In late 2010, I made a promise to myself that I was going to take better care of my body.
I went from a tired 210 pounds, to a 140-pound running machine with abs. I felt refreshed and I finally felt alive. I was eating fresh foods and I eliminated anything I deemed “unhealthy,” which included quick-digesting carbohydrates like white bread. I drank water and nothing else. I didn't even touch sugar -- I thought that was the devil of all devils.
Unfortunately, my health-kick became an obsession. I slept with a measuring tape on my night stand and I religiously weighed myself several times a day. Healthy wasn’t the goal anymore, thin was.
I stopped hanging out with friends, and I refused to see my family. The gym became my life. I could only eat egg whites, broccoli, chicken breasts, coffee, and my cocktail of pre-workout drinks with fat burners.
I ran fast.
I lifted heavy.
My body had the “desired” proportions.
I was what girls wanted to be. I had a following of people who thought I was lucky, strong, cool, an idol. What they didn’t see was the obsession over my body.
That wasn’t healthy. That was sick.
Getting into powerlifting was probably the best thing that had happened to me. My coach stressed that I had to eat for strength. So I ate. The more I lifted weights, the more I could eat. I had gained about 20lbs, but I was strong. My body changed. Food was no longer an enemy.
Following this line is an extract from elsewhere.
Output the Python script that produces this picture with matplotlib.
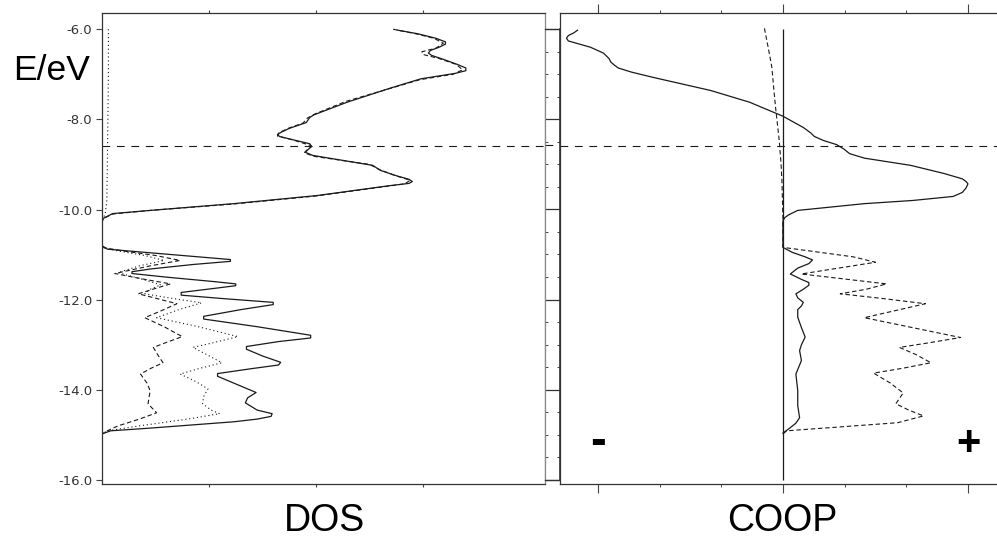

Powerlifting was a mental and physical test. I had to change the way I thought about food. Instead of thinking about food to help me lose weight, I was thinking about how can I eat to win powerlifting meets. I was thinking about the nutrients I needed. I finally took care of my deficiencies. I started to hang out with friends and family again.
My focus was on a sport that made me a healthier person. Maybe I am not “healthy” anymore to some people. I eat donuts, cake, steak, I drink juice, and I have french fries. I still weight lift, jog, and I am taking care of my deficiencies. I go out, I dance, I socialize, I play. Sometimes I sleep late and I sleep in. This is my healthy.